Tamra Davis started as director of this film, with a script written by Yolande Turner and Becky Johnston. A few weeks into filming, the production company became unhappy with the direction the film was taking. They shut down production, replaced Davis with Jonathan Kaplan, had the script completely rewritten and sent the four main actresses off to “cowboy camp” to learn how to shoot, rope and ride. Drew Barrymore, in particular, was unhappy with the sacking of Davis. The new writing is nothing remarkable. The set used for Kid Jarrett’s hideout was built for Alamo: The Price of Freedom (1988). Kid Jarrett’s room is the Alamo set interior, designed by Roger Ragland. The town is on location in Alamo Village, Bracketville, Texas, designed by Alfred Ybarra for John Wayne’s production of The Alamo (1960).

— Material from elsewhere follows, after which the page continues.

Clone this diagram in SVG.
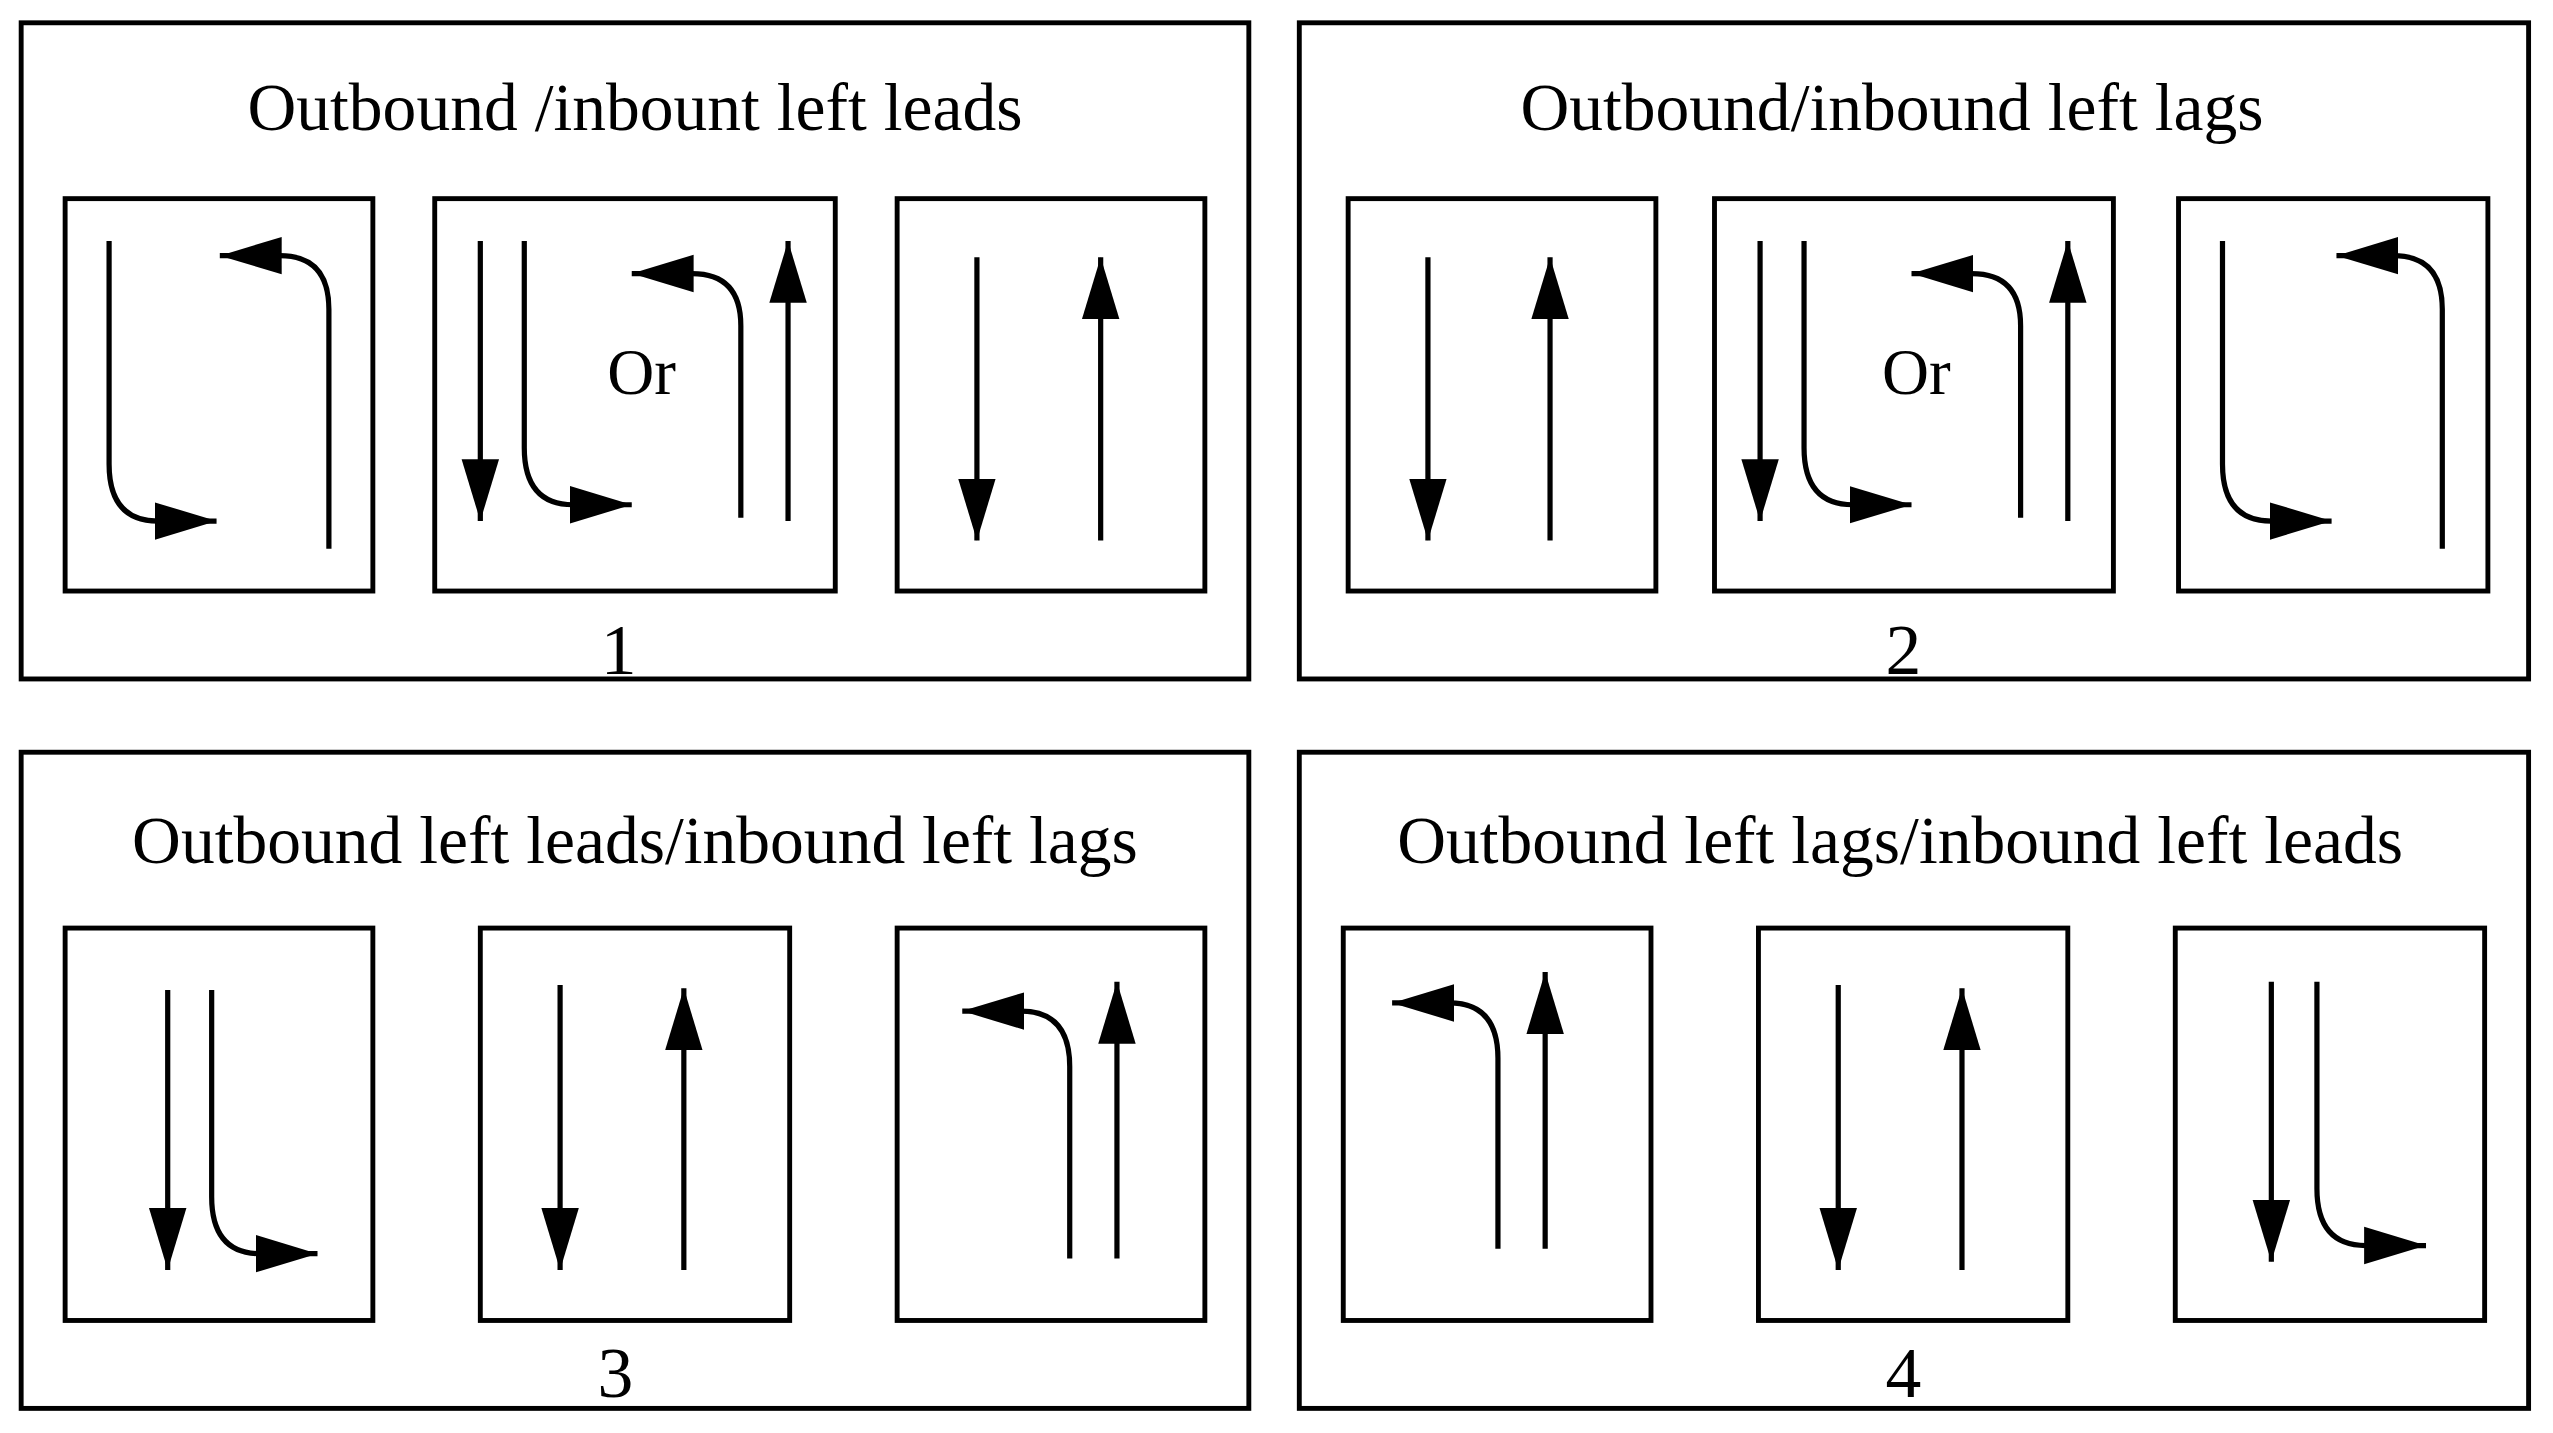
<svg xmlns="http://www.w3.org/2000/svg" width="2553" height="1433" viewBox="0 0 2553 1433">
<defs>
<marker id="ah" markerUnits="userSpaceOnUse" markerWidth="40" markerHeight="26" refX="38" refY="13" orient="auto" viewBox="0 0 40 26"><path d="M0,1.5 L38,13 L0,24.5 z" fill="#000"/></marker>
<style>
.frame{fill:#fff;stroke:#000;stroke-width:3}
.box{fill:none;stroke:#000;stroke-width:3}
.a{fill:none;stroke:#000;stroke-width:3.2;marker-end:url(#ah)}
text{font-family:"Liberation Serif","Times New Roman",serif;fill:#000;text-anchor:middle}
.t{font-size:41.5px}
.n{font-size:44px}
.or{font-size:40px}
</style>
</defs>
<rect width="2553" height="1433" fill="#fff"/>
<g transform="scale(1.6282)">
<g id="panel1">
<rect class="frame" x="13" y="14" width="754" height="403"/>
<text class="t" x="390" y="80">Outbound /inbount left leads</text>
<rect class="box" x="40" y="122" width="189" height="241"/>
<rect class="box" x="267" y="122" width="246" height="241"/>
<rect class="box" x="551" y="122" width="189" height="241"/>
<text class="n" x="380" y="414">1</text>
</g>
<g id="panel2">
<rect class="frame" x="798" y="14" width="755" height="403"/>
<text class="t" x="1162" y="80">Outbound/inbound left lags</text>
<rect class="box" x="828" y="122" width="189" height="241"/>
<rect class="box" x="1053" y="122" width="245" height="241"/>
<rect class="box" x="1338" y="122" width="190" height="241"/>
<text class="n" x="1169" y="414">2</text>
</g>
<g id="panel3">
<rect class="frame" x="13" y="462" width="754" height="403"/>
<text class="t" x="390" y="530">Outbound left leads/inbound left lags</text>
<rect class="box" x="40" y="570" width="189" height="241"/>
<rect class="box" x="295" y="570" width="190" height="241"/>
<rect class="box" x="551" y="570" width="189" height="241"/>
<text class="n" x="378" y="858">3</text>
</g>
<g id="panel4">
<rect class="frame" x="798" y="462" width="755" height="403"/>
<text class="t" x="1167" y="530">Outbound left lags/inbound left leads</text>
<rect class="box" x="825" y="570" width="189" height="241"/>
<rect class="box" x="1080" y="570" width="190" height="241"/>
<rect class="box" x="1336" y="570" width="190" height="241"/>
<text class="n" x="1169" y="858">4</text>
</g>
<text class="or" x="394" y="242">Or</text>
<text class="or" x="1177" y="242">Or</text>
<g id="connectors">
<path class="a" d="M67,148 V285 Q67,320 97,320 H133"/>
<path class="a" d="M202,337 V190 Q202,157 172,157 H135"/>
<path class="a" d="M295,148 V320"/>
<path class="a" d="M322,148 V275 Q322,310 352,310 H388"/>
<path class="a" d="M455,318 V200 Q455,168 425,168 H388"/>
<path class="a" d="M484,320 V148"/>
<path class="a" d="M600,158 V332"/>
<path class="a" d="M676,332 V158"/>
<path class="a" d="M877,158 V332"/>
<path class="a" d="M952,332 V158"/>
<path class="a" d="M1081,148 V320"/>
<path class="a" d="M1108,148 V275 Q1108,310 1138,310 H1174"/>
<path class="a" d="M1241,318 V200 Q1241,168 1211,168 H1174"/>
<path class="a" d="M1270,320 V148"/>
<path class="a" d="M1365,148 V285 Q1365,320 1395,320 H1432"/>
<path class="a" d="M1500,337 V190 Q1500,157 1470,157 H1435"/>
<path class="a" d="M103,608 V780"/>
<path class="a" d="M130,608 V735 Q130,770 160,770 H195"/>
<path class="a" d="M344,605 V780"/>
<path class="a" d="M420,780 V607"/>
<path class="a" d="M657,773 V655 Q657,621 627,621 H591"/>
<path class="a" d="M686,773 V603"/>
<path class="a" d="M920,767 V650 Q920,616 890,616 H855"/>
<path class="a" d="M949,767 V597"/>
<path class="a" d="M1129,605 V780"/>
<path class="a" d="M1205,780 V607"/>
<path class="a" d="M1395,603 V775"/>
<path class="a" d="M1423,603 V730 Q1423,765 1453,765 H1490"/>
</g>
</g>
</svg>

So what’s anachronistic here? The women often wear pants and attire of other sorts that weren’t worn in the 1890s, at least by women in public. The use of “Cody” as a first name is fairly recent, and even then is almost always male. The Klondike references are about seven years too early in 1891. The women’s social attitudes are obviously more 1990s than 1890s. For earlier westerns focusing on women, see William Wellman’s Westward the Women (1951) and George Marshall’s Guns of Fort Petticoat (1957), both of which feature Hope Emerson. For Madeleine Stowe in another western, see her in Last of the Mohicans (1992). For another variation on the female buddy western, see Salma Hayek and Penelope Cruz in Bandidas (2003).